多變量體積型態法用於磁振造影影像群組間結構差異性之定量分析

Abstract

以體素為基礎的型態計量學（voxel-based morphometry, VBM），近年來已被廣泛應用在許多腦部結構研究上，以統計的方式量化、比較兩組人腦結構每一體素之型態是否具有顯著的差異。體素型態學使用單變異量統計，對於較為集中且巨大的差異具有簡單有效的優點。但是由於此方法沒有考慮相鄰體素間的連帶關係，因此可能無法找出差異量較為分散且微小的腦部區域。

本研究中我們提出了一個新的腦部結構評估技術—多變量體積形態法 （multivariate volumetric morphometry, MVM），以運用於磁振造影影像群組間結構差異性之定量分析。相對於以體素為基礎的型態計量學，多變量體積形態法採用線性鑑別度分析（linear discriminant analysis, LDA）作為多變量的估計方法來取代單變量的分析。此方法能同時考慮全部的體素，以找出對於群組間結構差異性最具鑑別力的投影軸。位於該投影軸上之每一元素即代表相對應體素具有的鑑別力比重（discrimination weight），且此鑑別力比重可被視為用來評估磁振造影影像群組間結構差異之程度等級(significance level)。此種多變量的計量方法能突顯群組間較為細微的結構性差異，很適合用於分析腦部結構差異的研究。此外，我們也證明了不論使用原始的磁振造影影像或是平滑化過後的影像，此方法所能達到的最大區辨能力是一樣的，因此可以直接在原始影像而非在人工處理平滑化後的影像上推論分析結果。相反地，以體素為基礎的型態計量學卻必須使用平滑化的處理來增加分析的正確性，同時加強相鄰體素間的連帶關係。然而使用平滑化處理時，要決定其恰當的影響範圍是很困難的一個問題，因為較大範圍的平滑化處理雖然可降低影像雜訊，但卻必須付出細部資訊被模糊的代價。

透過模擬小腦周圍區域萎縮的實驗，我們驗證了多變量體積形態法的有效性與正確性。比起以體素為基礎的型態計量學，該方法確實更有能力可偵測到群組間細微的腦部結構差異之處。應用在脊髓小腦運動失調症（spinocerebellar ataxia, SCA）的結構差異分析上，多變量體積形態法也比以體素為基礎的型態計量學更明顯地找出和病理相關的腦部結構組織。

Recently, voxel-based morphometry (VBM) has been widely applied to statistically infer the structural anomalies between the brains of two subject groups, in a voxel-by-voxel manner. This method is effective for mapping massive and centralized discrepancy. However, it may suffer from the poor sensitivity to subtle and widely-distributed discrepancy in brain structures.

In this work, we propose a novel multivariate morphometry (MVM) method that can be used to delineate the anatomical discrepancy between two groups of MR images. Rather than voxel-by-voxel manner in VBM, the proposed MVM simultaneously considers all of the voxels in MR volumes and map the group differences by using the linear discriminant analysis to determine the most discriminant projection vector. Each element in the projection vector represents the discrimination weight of the corresponding voxel involved in the combination of the most discriminant components. This weight can thus be regarded as the significance level of the corresponding voxel when differentiating two groups of MR volumes.

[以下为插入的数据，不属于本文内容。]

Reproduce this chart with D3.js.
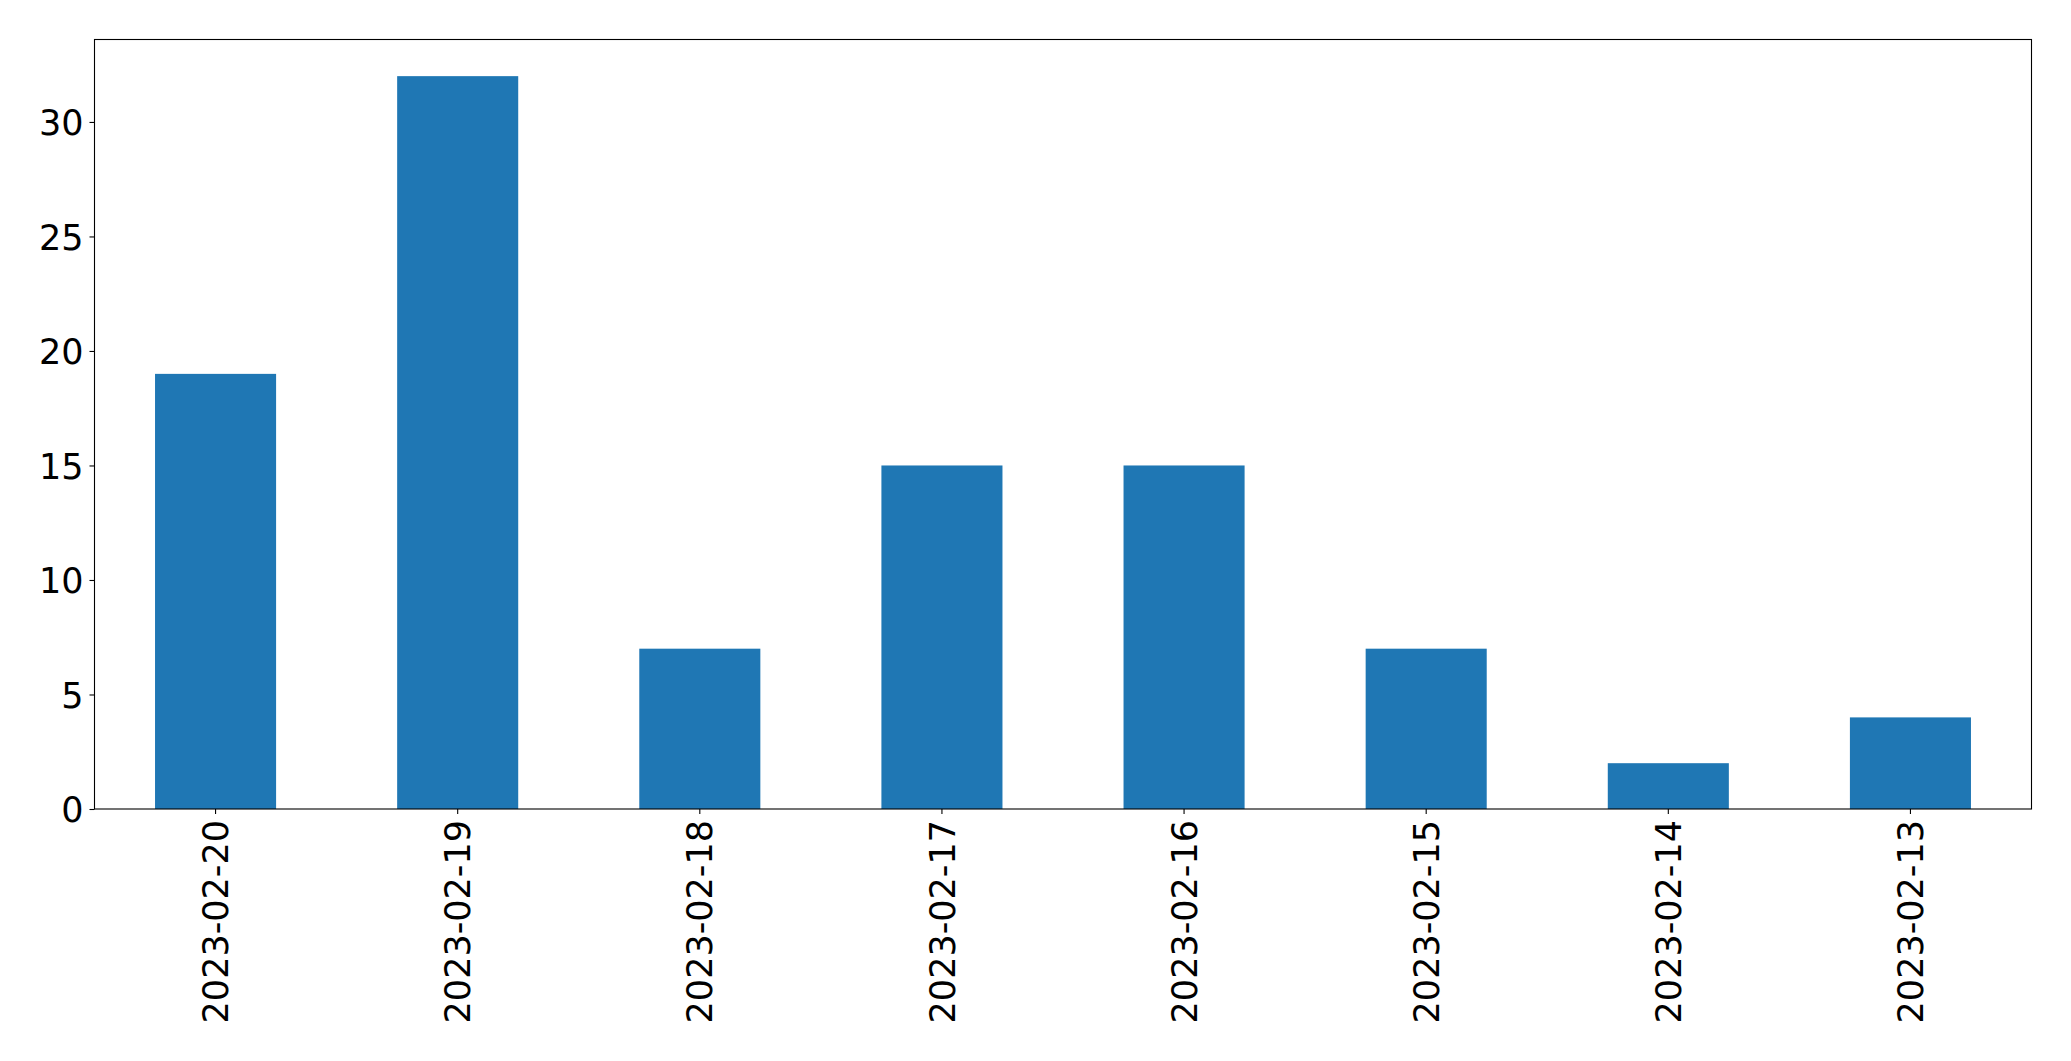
<!DOCTYPE html>
<html><head><meta charset="utf-8">
<script src="https://cdn.jsdelivr.net/npm/d3@7"></script>
<style>html,body{margin:0;padding:0;background:#fff;}svg{display:block;}</style>
</head><body>
<script>
const categories = ["2023-02-20","2023-02-19","2023-02-18","2023-02-17","2023-02-16","2023-02-15","2023-02-14","2023-02-13"];
const values = [19, 32, 7, 15, 15, 7, 2, 4];
const yTicks = [0, 5, 10, 15, 20, 25, 30];

const W = 2071, H = 1061;
const m = {left: 94.5, right: 2031.5, top: 39.5, bottom: 809};
const fontSize = 35;
const fontFamily = "'DejaVu Sans', sans-serif";

const svg = d3.select("body").append("svg").attr("width", W).attr("height", H);

const x = d3.scaleBand().domain(categories).range([m.left, m.right]).paddingInner(0.5).paddingOuter(0.25);
const y = d3.scaleLinear().domain([0, d3.max(values) * 1.05]).range([m.bottom, m.top]);

svg.append("g").selectAll("rect").data(values).join("rect")
  .attr("x", (d, i) => x(categories[i]))
  .attr("width", x.bandwidth())
  .attr("y", d => y(d))
  .attr("height", d => y(0) - y(d))
  .attr("fill", "#1f77b4");

// frame
svg.append("rect").attr("x", m.left).attr("y", m.top)
  .attr("width", m.right - m.left).attr("height", m.bottom - m.top)
  .attr("fill", "none").attr("stroke", "#000").attr("stroke-width", 1.1);

// y axis
const yAxis = d3.axisLeft(y).tickValues(yTicks).tickSize(5).tickPadding(6).tickFormat(d3.format("d"));
const gy = svg.append("g").attr("transform", `translate(${m.left},0)`).call(yAxis);
gy.select(".domain").remove();
gy.selectAll(".tick line").attr("stroke", "#000").attr("stroke-width", 1.1);
gy.selectAll(".tick text").attr("font-size", fontSize).attr("font-family", fontFamily).attr("fill", "#000").attr("dy", "0.36em");

// x axis
const xAxis = d3.axisBottom(x).tickSize(5).tickPadding(0);
const gx = svg.append("g").attr("transform", `translate(0,${m.bottom})`).call(xAxis);
gx.select(".domain").remove();
gx.selectAll(".tick line").attr("stroke", "#000").attr("stroke-width", 1.1);
gx.selectAll(".tick text")
  .attr("font-size", fontSize).attr("font-family", fontFamily).attr("fill", "#000")
  .attr("text-anchor", "end")
  .attr("transform", "translate(0,11) rotate(-90)")
  .attr("x", 0).attr("y", 0).attr("dy", "0.36em");
</script>
</body></html>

This multivariate approach is appropriate to characterize group discrepancy, particularly when the brain atrophy distributes widely. Moreover, we prove that the discriminability remains the same no matter the projection vector is calculated from the original MR volumes or from the smoothed ones. Hence we can simply use the original data without the interference of the blurring artifact caused by the smoothing operation. On the contrary, VBM method applies the Gaussian smoothing filter to reduce image noise as well as to incorporate spatial support from neighboring voxels. It is difficult to determine an appropriate kernel size for the smoothing filter because larger kernel can reduce more noise, but with the penalty of more smeared image.

According to our experiments, we demonstrate the effectiveness of the proposed method by using the simulation data set containing artificial atrophy around the cerebellum area. Compared to the VBM method, the proposed MVM method can achieve a better sensitivity to subtle and widely-distributed variation of brain structure. When applied to a clinical study of SCA3 disease, the MVM method clearly reveals more significant atrophy in the disease-related areas within the brain volumes of the patient group, than the VBM method does.